Well, it sure has momentum in its corner. AAPL has chugged 22% higher since the start of the year — tripling the broader market’s climb — and boasts a sweet 55% improvement over the past 12 months.
Not too shabby.
Plus, analysts are optimistic that AAPL stock can hit the $100 mark. In fact, the current median target for Apple is $106 — around 9% higher than Friday’s close.
Apple stock also recently received an upgrade from Barclays, which swapped out a “hold” rating for a bullish “buy” rating. Oh yeah, and Barclays thinks that Apple stock will chug right past the $100 mark, all the way to $110.
What has analysts so bullish about AAPL? Well, Apple did report solid earnings last week, including a 12% year-over-year earnings increase — good enough to beat expectations — and 6% revenue growth. Of course, skeptics will note that Apple’s forecast wasn’t anything to go crazy about. The company is forecasting sales between $37 billion to $40 billion for the current quarter, which is below the consensus of $40.44 billion.
But even with that in mind, many experts aren’t concerned. Just consider Jim Cramer, who shrugs off the low expectations as the classic AAPL habit of underpromising and overdelivering — a strategy that helped Apple stock during its tech darling days.

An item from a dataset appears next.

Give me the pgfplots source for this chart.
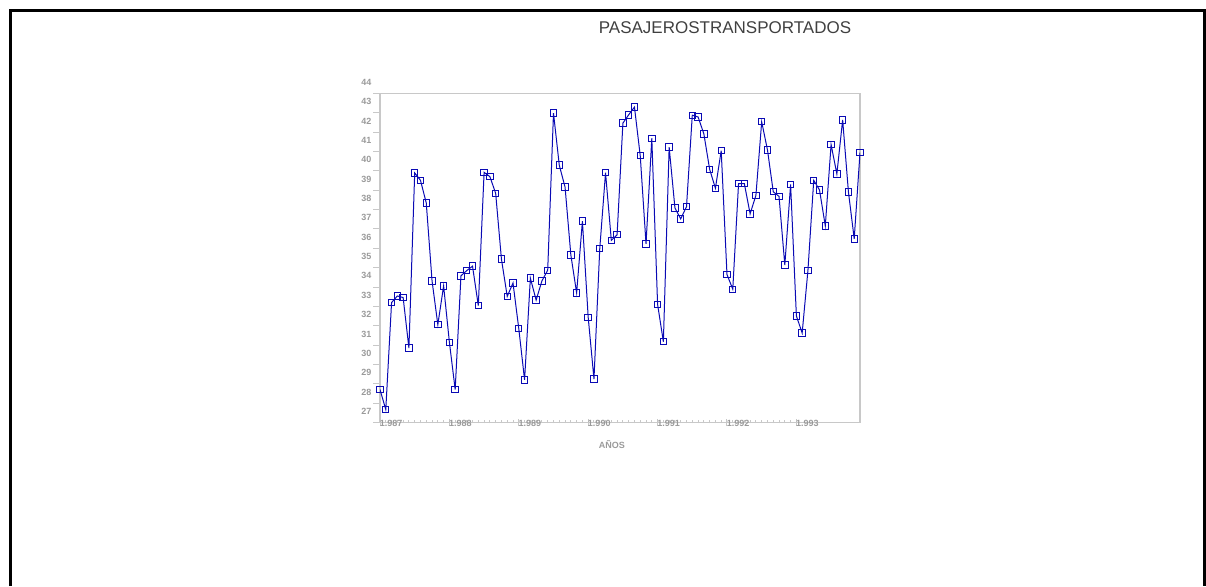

Many analysts also were excited about the recent 7-for-1 stock split, arguing that it makes Apple stock more appealing to more investors and that it reflects general company confidence. Plus, the iPhone-maker continues to reward shareholders in other ways, including its solid 1.92% dividend yield — pretty generous for a tech stock — and its continued share buybacks.
AAPL grabbed another $5 billion of its stock in the third-quarter alone, for example. In fact, Daniel Sparks of The Motley Fool calls the buyback program the main reason to own Apple stock, writing:
“It’s incredibly difficult to predict anything in the stock market more than 10 years out, but looking out into the next decade, there’s one thing regarding Apple that seems fairly clear: The tech-giant will likely continue to authorize meaningful share repurchases.”
All in all, there seems to be a lot in Apple’s corner right now — and that makes a more short-term prediction easy as well: AAPL should make it over the $100 hump, no problem.
As of this writing, Robert Martin did not hold a position in any of the aforementioned securities.